Satu hal yang masih menjadi ganjalan, yaitu status tanah. Mengingat tanah di Tanggul Tlare dimiliki oleh perorangan dan pemerintah daerah Jepara dan bukan milik UNDIP seperti di Teluk Awur, maka KeSEMaT harus ekstra hati-hati dan juga harus mampu bekerjasama untuk meyakinkan semua pihak, agar minimal dalam kurun waktu sepuluh tahun mendatang, tidak ada hal-hal yang ekstrim, seperti penjualan tanah ke pihak lain, reklamasi pantai, pengerukan sungai dan lain sebagainya, yang bisa mengganggu pertumbuhan bibit-bibit mangrove yang telah ditanam.

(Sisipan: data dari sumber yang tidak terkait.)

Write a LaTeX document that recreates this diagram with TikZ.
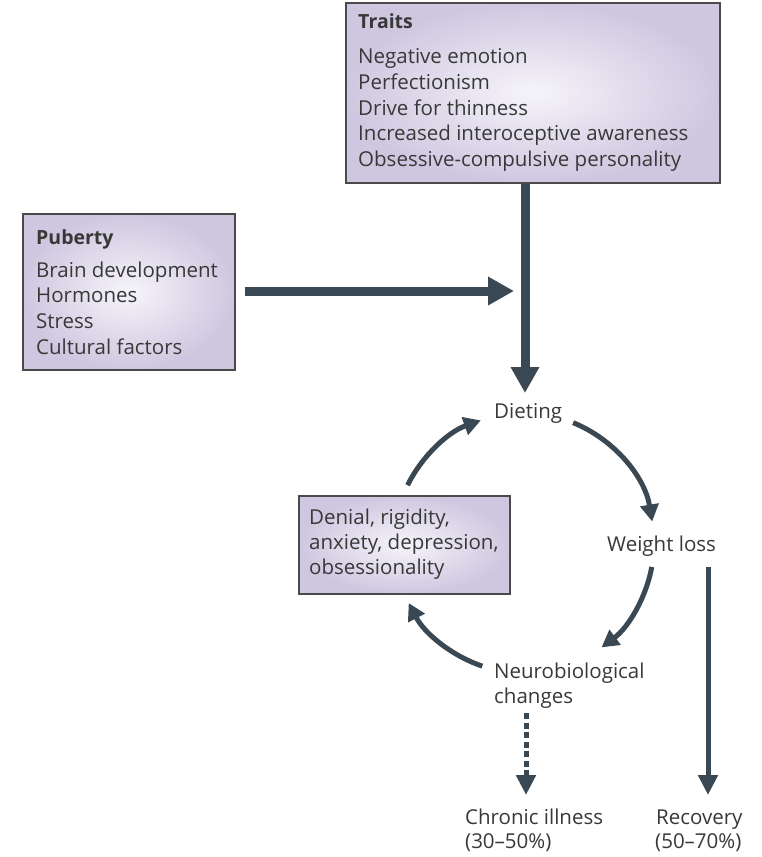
\documentclass[tikz,border=0pt]{standalone}
\usepackage{fontspec}
\setmainfont{Open Sans}
\usetikzlibrary{arrows.meta,calc}
\definecolor{arrowc}{HTML}{394852}
\definecolor{boxout}{HTML}{CFC7E0}
\definecolor{boxin}{HTML}{F6F4FA}
\definecolor{boxline}{HTML}{4A4A4A}
\definecolor{txtc}{HTML}{383838}
\tikzset{
  panel/.style={draw=boxline, line width=1.5pt, inner color=boxin, outer color=boxout, anchor=north west, inner sep=0pt},
  txt/.style={anchor=base west, inner sep=0pt, text=txtc, font=\fontsize{20.5}{24}\selectfont},
  head/.style={txt, font=\fontsize{19.5}{24}\selectfont\bfseries},
  bigarrow/.style={draw=arrowc, line width=9pt, -{Triangle[width=27pt,length=26pt]}},
  cyc/.style={draw=arrowc, line width=5pt, -{Triangle[width=18pt,length=17pt]}},
  outarrow/.style={draw=arrowc, line width=5pt, -{Triangle[width=19pt,length=20pt]}},
  dasharrow/.style={outarrow, dash pattern=on 6pt off 3.5pt}
}
\begin{document}
\begin{tikzpicture}[x=1pt,y=1pt]
\useasboundingbox (0,0) rectangle (761,-857);
% Traits
\node[panel, minimum width=374pt, minimum height=180pt] (traitsbox) at (345,-2) {};
\node[head] (traitsh) at (358,-28) {Traits};
\node[txt] (t1) at (358,-63) {Negative emotion};
\node[txt] (t2) at (358,-89) {Perfectionism};
\node[txt] (t3) at (358,-115) {Drive for thinness};
\node[txt] (t4) at (358,-140) {Increased interoceptive awareness};
\node[txt] (t5) at (358,-166) {Obsessive-compulsive personality};
% Puberty
\node[panel, minimum width=212pt, minimum height=156pt] (pubbox) at (22,-213) {};
\node[head] (pubh) at (36,-244) {Puberty};
\node[txt] (p1) at (36,-277) {Brain development};
\node[txt] (p2) at (36,-302) {Hormones};
\node[txt] (p3) at (36,-328) {Stress};
\node[txt] (p4) at (36,-354) {Cultural factors};
% Denial box
\node[panel, minimum width=211pt, minimum height=98pt] (denbox) at (298,-495) {};
\node[txt] (d1) at (309,-524) {Denial, rigidity,};
\node[txt] (d2) at (309,-549) {anxiety, depression,};
\node[txt] (d3) at (309,-574) {obsessionality};
% cycle labels
\node[txt] (dieting) at (494,-418) {Dieting};
\node[txt] (weight) at (607,-551) {Weight loss};
\node[txt] (neuro) at (494,-678) {Neurobiological};
\node[txt] (neuro2) at (494,-703) {changes};
\node[txt] (chronic) at (465,-824) {Chronic illness};
\node[txt] (chronic2) at (465,-848) {(30–50\%)};
\node[txt] (recov) at (656,-824) {Recovery};
\node[txt] (recov2) at (655,-848) {(50–70\%)};
% big arrows
\coordinate (vtip) at (525,-393);
\coordinate (hjoin) at (514,-291);
\draw[bigarrow] (traitsbox.south -| vtip) -- (vtip);
\draw[bigarrow, shorten <=9pt] (pubbox.east |- hjoin) -- (hjoin);
% cycle arcs
\coordinate (cc) at (524,-543);
\draw[cyc] ([shift={(153.6:130pt)}]cc) arc[start angle=153.6, end angle=109.4, radius=130pt];
\draw[cyc] ([shift={(67.8:130pt)}]cc) arc[start angle=67.8, end angle=9.5, radius=130pt];
\draw[cyc] ([shift={(-10.6:130pt)}]cc) arc[start angle=-10.6, end angle=-53.4, radius=130pt];
\draw[cyc] ([shift={(-108.7:130pt)}]cc) arc[start angle=-108.7, end angle=-152.5, radius=130pt];
% outcomes
\coordinate (ctop) at (526,-713);
\coordinate (ctip) at (526,-795);
\coordinate (rtop) at (708,-567);
\coordinate (rtip) at (708,-795);
\draw[dasharrow] (ctop) -- (ctip);
\draw[outarrow] (rtop) -- (rtip);
\end{tikzpicture}
\end{document}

Semoga saja, dengan bantuan semua pihak, program rehabilitasi mangrove untuk menghijaukan kembali Desa Tanggul Tlare, Jepara bisa terwujud. Untuk itu, dalam kesempatan ini, KeSEMaT mengundang Rekan-rekan dari berbagai organisasi dan institusi di seluruh Indonesia bahkan dunia yang berniat untuk melakukan upaya rehabilitasi mangrove, untuk bisa melaksanakannya di Tanggul Tlare, Jepara. Mari, kita jadikan Tanggul Tlare sebagai Teluk Awur kedua. Salam MANGROVER!